Vou dar a eles o mesmo conselho que minha avó Camille me deu quando deixei a Martinica para estudar cinema na França. Ela me deu todas as ferramentas necessárias para lutar e sobreviver. E ela me disse para nunca deixar ninguém me desviar dos meus sonhos. Se alguém colocar uma cerca na sua frente e dizer que ali não é para você, ou que você não pode fazer algo porque é jovem, ou porque é mulher —pule a cerca e voe. Se eles te expulsarem pela porta, volte pela janela e continue importunando a eles. Nunca desista, siga lutando.

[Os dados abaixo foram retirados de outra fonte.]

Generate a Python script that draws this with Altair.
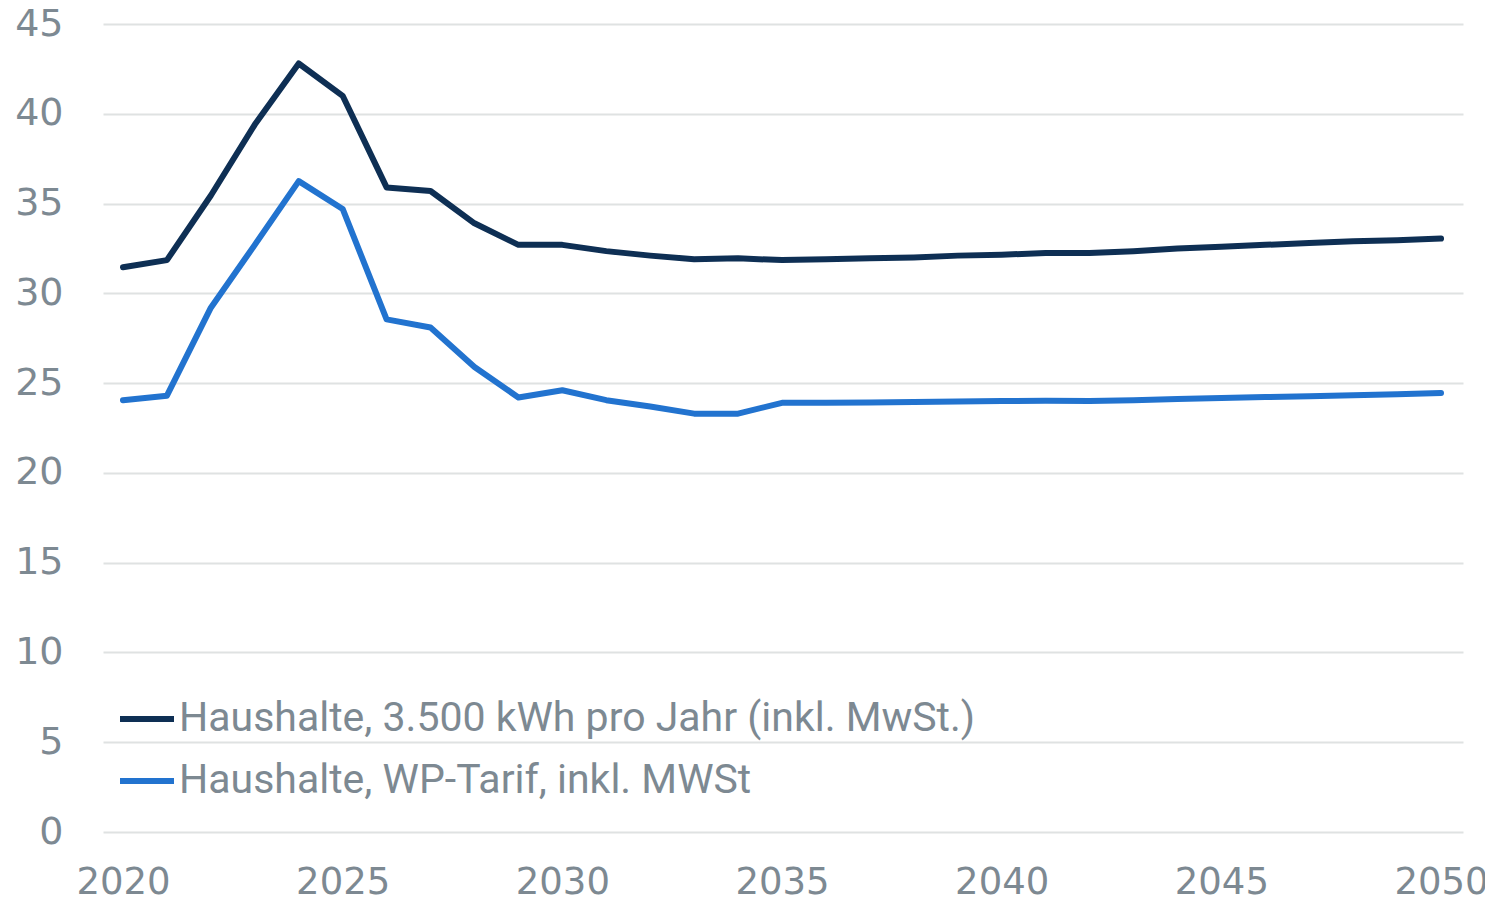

Essa geração tem mais sorte do que eu tive. Quando comecei, não havia ninguém. Mesmo depois de eu ganhar um financiamento do Ministério da Cultura da França para fazer Sugar Cane Alley, eu não tinha produtor. Ninguém queria saber do meu filme porque era sobre pessoas negras. E foi assim até Deus me enviar alguém que se apaixonou pelo roteiro imediatamente. Então acredite em si mesmo, nunca duvide. Hoje é possível fazer filmes no celular e postá-los na internet. E se você tiver muitos seguidores, os estúdios vão descobri-lo, pois soube recentemente que muitos estúdios escolhem as pessoas assim, até se não tiverem experiência.
Mas é muito triste ver toda essa questão política, ver o modo como estão cortando tudo o que envolve os negros, os indígenas, as mulheres, o modo como estão sacrificando a criatividade. Isso é ruim. Me deixa muito, muito triste. Mas sabe de uma coisa? Não podemos sentar e reclamar. Precisamos lutar. E lutar com o quê? Não com armas, mas com a nossa arma: com a câmera.
Sou uma cineasta que tem uma missão. Meu lema é não aceitar não como resposta e não deixar os outros me desencorajarem. Então sigam lutando. Lutem pelo que acreditam, e mais para frente vocês encontrarão uma maneira [de fazer seus filmes], assim como eu fiz. Eu lutei muito, e sei que há muitas jovens diretoras com grandes projetos que não são feitos. No caso das mulheres negras, é ainda pior. Uma mulher com um projeto é algo que perturba algumas pessoas. Eles não querem que essas histórias sejam contadas e sejam vistas. Mas sempre dá-se um jeito. Como diz o ditado: querer é poder.